-- Begin Supplied records --

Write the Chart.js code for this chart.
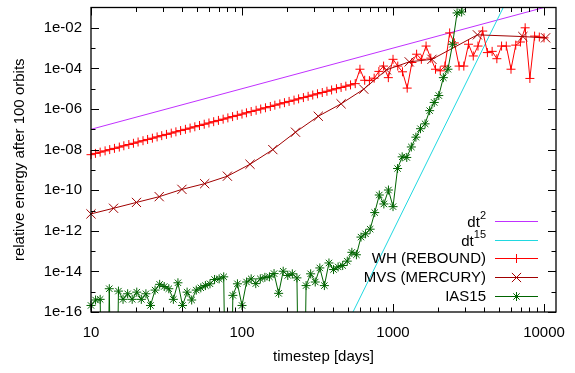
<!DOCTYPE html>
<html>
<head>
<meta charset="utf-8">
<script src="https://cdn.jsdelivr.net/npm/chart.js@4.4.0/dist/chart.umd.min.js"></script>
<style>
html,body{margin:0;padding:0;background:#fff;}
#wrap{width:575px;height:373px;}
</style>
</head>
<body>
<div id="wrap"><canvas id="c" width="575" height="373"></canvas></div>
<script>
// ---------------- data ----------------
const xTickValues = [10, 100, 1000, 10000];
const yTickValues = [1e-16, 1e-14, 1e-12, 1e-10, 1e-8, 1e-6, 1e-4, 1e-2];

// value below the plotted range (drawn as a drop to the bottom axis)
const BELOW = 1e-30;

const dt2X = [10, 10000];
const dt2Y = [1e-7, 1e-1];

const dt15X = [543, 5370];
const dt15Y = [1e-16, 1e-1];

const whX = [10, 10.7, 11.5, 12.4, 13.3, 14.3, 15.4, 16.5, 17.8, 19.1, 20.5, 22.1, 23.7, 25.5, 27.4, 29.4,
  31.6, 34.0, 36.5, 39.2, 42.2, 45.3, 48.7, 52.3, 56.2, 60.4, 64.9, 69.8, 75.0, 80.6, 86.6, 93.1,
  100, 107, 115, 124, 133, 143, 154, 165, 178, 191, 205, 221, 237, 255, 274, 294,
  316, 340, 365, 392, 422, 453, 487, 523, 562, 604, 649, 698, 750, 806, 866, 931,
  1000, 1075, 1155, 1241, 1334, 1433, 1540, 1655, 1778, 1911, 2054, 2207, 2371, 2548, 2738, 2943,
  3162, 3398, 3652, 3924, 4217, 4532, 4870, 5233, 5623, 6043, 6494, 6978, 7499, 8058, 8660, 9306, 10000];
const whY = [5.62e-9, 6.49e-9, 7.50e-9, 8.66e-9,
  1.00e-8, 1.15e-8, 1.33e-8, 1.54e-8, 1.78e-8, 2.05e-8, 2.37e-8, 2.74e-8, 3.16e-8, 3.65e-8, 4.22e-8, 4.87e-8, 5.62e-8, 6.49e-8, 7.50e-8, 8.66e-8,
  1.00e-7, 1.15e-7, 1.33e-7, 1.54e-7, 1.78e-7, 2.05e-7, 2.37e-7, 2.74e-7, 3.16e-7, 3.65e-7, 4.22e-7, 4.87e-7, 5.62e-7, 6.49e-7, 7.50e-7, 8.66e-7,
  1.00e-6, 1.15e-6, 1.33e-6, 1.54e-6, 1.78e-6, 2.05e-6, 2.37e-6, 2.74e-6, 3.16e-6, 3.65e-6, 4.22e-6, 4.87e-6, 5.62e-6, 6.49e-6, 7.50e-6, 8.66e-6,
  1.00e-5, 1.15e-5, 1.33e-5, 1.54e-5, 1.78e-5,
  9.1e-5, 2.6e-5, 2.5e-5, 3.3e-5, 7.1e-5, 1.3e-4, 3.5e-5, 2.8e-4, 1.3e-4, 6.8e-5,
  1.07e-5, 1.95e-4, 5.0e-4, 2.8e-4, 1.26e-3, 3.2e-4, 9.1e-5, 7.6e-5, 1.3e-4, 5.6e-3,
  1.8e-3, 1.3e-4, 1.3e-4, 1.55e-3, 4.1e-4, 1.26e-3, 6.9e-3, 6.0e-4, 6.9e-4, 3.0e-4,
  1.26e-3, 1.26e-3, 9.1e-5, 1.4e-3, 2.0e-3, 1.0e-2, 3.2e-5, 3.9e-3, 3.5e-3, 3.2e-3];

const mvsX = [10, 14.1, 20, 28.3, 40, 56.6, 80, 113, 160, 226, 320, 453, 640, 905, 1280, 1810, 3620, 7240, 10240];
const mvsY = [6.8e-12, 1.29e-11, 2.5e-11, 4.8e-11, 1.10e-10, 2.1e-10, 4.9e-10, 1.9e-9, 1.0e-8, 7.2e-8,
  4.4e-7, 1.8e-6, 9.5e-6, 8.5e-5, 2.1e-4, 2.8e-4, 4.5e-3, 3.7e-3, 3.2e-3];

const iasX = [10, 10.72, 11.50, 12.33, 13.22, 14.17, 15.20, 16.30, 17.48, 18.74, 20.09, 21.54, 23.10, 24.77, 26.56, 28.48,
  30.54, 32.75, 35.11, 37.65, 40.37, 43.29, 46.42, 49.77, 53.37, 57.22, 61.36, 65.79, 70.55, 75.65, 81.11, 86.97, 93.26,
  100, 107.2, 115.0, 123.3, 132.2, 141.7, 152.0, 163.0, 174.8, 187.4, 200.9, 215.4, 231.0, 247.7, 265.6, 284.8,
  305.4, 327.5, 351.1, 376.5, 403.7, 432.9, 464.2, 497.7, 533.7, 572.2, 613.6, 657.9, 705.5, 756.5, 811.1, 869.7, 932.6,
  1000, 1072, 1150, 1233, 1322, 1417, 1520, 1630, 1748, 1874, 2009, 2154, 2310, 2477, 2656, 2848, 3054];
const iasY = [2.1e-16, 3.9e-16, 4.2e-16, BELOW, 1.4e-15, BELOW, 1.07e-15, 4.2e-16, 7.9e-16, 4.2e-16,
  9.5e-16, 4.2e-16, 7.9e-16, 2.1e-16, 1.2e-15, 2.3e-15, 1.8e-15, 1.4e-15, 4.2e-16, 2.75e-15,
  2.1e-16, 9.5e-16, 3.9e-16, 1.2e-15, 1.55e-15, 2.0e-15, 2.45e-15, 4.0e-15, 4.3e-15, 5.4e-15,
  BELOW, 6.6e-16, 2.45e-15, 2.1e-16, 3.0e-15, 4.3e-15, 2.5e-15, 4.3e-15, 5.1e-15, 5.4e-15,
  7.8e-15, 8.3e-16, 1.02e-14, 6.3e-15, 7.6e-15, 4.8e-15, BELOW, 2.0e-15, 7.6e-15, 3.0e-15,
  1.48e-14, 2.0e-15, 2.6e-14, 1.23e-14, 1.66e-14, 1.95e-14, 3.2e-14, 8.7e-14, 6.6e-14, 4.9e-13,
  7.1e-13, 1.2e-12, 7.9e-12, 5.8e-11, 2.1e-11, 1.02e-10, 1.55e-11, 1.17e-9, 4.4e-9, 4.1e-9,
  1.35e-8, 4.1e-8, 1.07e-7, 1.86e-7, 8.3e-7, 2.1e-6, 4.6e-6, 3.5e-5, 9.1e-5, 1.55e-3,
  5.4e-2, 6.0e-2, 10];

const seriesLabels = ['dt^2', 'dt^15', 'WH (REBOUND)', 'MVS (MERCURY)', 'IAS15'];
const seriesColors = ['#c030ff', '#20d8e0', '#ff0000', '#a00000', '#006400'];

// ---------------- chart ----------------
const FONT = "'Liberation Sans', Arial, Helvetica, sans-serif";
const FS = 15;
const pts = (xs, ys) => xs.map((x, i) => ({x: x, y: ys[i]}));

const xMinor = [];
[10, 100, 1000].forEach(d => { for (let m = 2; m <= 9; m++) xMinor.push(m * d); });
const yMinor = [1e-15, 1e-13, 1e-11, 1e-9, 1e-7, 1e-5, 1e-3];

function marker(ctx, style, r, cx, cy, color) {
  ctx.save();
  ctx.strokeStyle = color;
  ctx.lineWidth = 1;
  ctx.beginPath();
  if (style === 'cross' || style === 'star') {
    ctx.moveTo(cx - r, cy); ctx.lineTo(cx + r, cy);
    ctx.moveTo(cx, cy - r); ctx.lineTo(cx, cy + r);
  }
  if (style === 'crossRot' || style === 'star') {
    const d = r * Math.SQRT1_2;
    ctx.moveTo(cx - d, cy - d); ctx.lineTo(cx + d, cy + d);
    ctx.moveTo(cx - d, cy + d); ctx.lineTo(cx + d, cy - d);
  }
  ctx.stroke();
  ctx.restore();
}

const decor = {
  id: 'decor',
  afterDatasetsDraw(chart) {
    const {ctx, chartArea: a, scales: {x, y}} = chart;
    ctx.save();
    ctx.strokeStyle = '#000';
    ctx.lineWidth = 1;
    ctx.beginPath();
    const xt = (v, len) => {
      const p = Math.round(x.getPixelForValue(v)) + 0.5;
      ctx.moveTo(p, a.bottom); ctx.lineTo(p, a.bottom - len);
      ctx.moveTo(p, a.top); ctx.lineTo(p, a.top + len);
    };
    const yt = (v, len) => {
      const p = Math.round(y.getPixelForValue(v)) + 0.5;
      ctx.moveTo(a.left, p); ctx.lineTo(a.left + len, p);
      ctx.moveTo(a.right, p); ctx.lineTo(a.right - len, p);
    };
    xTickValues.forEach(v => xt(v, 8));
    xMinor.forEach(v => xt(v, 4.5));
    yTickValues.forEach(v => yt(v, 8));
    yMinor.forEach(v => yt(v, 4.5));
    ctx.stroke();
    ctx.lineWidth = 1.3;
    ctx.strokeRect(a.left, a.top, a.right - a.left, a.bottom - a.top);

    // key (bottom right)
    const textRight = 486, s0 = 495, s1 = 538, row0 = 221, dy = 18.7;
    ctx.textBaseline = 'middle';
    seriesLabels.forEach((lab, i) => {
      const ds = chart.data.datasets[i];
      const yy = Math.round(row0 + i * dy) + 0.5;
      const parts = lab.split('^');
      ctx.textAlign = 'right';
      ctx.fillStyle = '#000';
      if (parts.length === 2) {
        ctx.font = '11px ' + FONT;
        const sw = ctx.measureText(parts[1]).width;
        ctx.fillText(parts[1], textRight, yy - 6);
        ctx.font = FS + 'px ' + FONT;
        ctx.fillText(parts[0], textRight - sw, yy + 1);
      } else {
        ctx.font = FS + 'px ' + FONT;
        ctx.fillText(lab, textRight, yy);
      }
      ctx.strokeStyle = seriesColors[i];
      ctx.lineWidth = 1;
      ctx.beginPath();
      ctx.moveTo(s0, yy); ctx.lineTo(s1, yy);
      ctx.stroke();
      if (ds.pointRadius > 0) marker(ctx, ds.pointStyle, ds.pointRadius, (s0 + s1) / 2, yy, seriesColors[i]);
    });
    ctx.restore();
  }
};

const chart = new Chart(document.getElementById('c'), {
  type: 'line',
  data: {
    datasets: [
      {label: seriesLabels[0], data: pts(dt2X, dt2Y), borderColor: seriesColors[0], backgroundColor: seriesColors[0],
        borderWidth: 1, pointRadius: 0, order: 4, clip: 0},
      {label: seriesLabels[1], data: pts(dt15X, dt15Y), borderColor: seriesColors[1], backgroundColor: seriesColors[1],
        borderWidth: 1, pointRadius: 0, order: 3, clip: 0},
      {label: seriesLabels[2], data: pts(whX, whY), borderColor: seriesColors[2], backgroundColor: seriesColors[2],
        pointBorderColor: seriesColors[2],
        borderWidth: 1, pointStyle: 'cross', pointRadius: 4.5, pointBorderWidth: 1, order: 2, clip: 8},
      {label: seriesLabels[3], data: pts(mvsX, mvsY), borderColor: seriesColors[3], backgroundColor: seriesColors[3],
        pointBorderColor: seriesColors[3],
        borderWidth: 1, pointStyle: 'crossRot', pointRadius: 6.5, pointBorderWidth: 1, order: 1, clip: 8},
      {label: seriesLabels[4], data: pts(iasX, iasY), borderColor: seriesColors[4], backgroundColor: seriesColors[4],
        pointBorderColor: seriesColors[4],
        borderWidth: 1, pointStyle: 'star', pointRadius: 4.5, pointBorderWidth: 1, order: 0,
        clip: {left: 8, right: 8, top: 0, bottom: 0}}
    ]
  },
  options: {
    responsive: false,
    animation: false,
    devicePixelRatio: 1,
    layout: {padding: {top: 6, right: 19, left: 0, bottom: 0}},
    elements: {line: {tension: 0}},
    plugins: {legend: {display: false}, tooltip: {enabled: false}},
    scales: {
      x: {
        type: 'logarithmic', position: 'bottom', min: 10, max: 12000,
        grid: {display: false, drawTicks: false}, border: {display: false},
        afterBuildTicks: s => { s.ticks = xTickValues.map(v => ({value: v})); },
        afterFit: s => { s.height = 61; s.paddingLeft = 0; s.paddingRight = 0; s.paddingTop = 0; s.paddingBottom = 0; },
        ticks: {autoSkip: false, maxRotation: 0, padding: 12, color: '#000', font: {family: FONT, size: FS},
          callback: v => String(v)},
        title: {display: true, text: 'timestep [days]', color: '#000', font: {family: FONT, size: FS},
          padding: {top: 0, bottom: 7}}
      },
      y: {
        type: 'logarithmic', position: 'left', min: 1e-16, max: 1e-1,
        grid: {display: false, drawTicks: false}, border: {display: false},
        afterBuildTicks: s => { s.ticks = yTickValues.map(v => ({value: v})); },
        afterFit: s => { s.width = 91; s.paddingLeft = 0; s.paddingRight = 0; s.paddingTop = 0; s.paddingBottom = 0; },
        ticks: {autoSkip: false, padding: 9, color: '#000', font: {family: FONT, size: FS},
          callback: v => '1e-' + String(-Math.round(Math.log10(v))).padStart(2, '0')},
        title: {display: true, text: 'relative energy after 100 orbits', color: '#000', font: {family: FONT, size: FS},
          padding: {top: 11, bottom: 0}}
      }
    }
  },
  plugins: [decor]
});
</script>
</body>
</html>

-- End Supplied records --
-- Begin Supplied records --

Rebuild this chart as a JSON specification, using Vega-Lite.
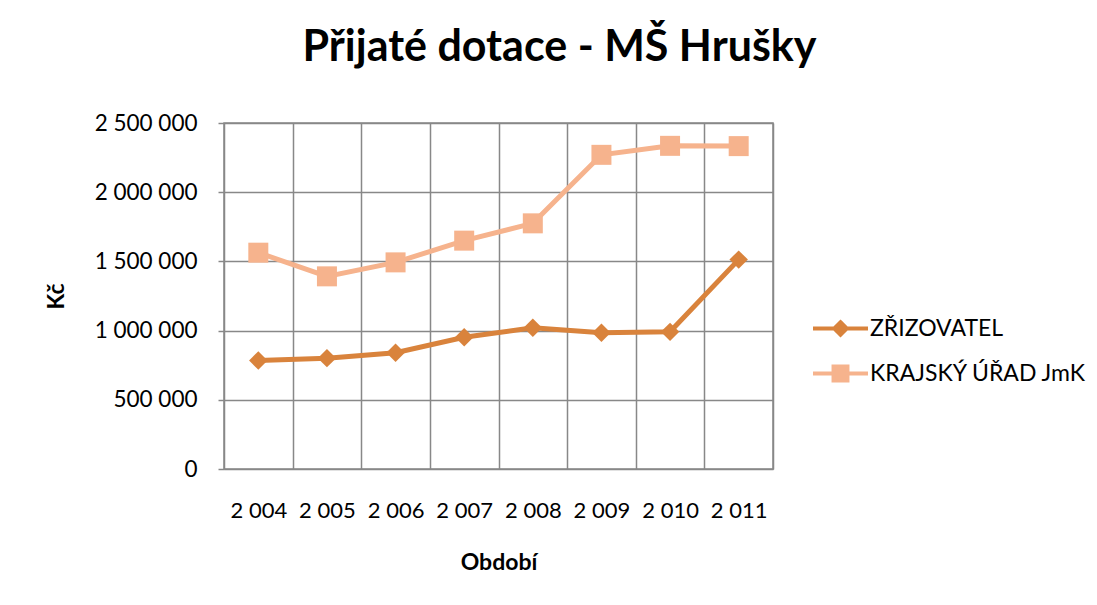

-- End Supplied records --

Pictures are not part of the copy. Reproduce the lines from the one containing "Write the Chart.js code for this chart." through the one containing "const dt15Y = [1e-16, 1e-1];", exactly and nothing more.

● Output for this exercise:
Write the Chart.js code for this chart.
<!DOCTYPE html>
<html>
<head>
<meta charset="utf-8">
<script src="https://cdn.jsdelivr.net/npm/chart.js@4.4.0/dist/chart.umd.min.js"></script>
<style>
html,body{margin:0;padding:0;background:#fff;}
#wrap{width:575px;height:373px;}
</style>
</head>
<body>
<div id="wrap"><canvas id="c" width="575" height="373"></canvas></div>
<script>
// ---------------- data ----------------
const xTickValues = [10, 100, 1000, 10000];
const yTickValues = [1e-16, 1e-14, 1e-12, 1e-10, 1e-8, 1e-6, 1e-4, 1e-2];

// value below the plotted range (drawn as a drop to the bottom axis)
const BELOW = 1e-30;

const dt2X = [10, 10000];
const dt2Y = [1e-7, 1e-1];

const dt15X = [543, 5370];
const dt15Y = [1e-16, 1e-1];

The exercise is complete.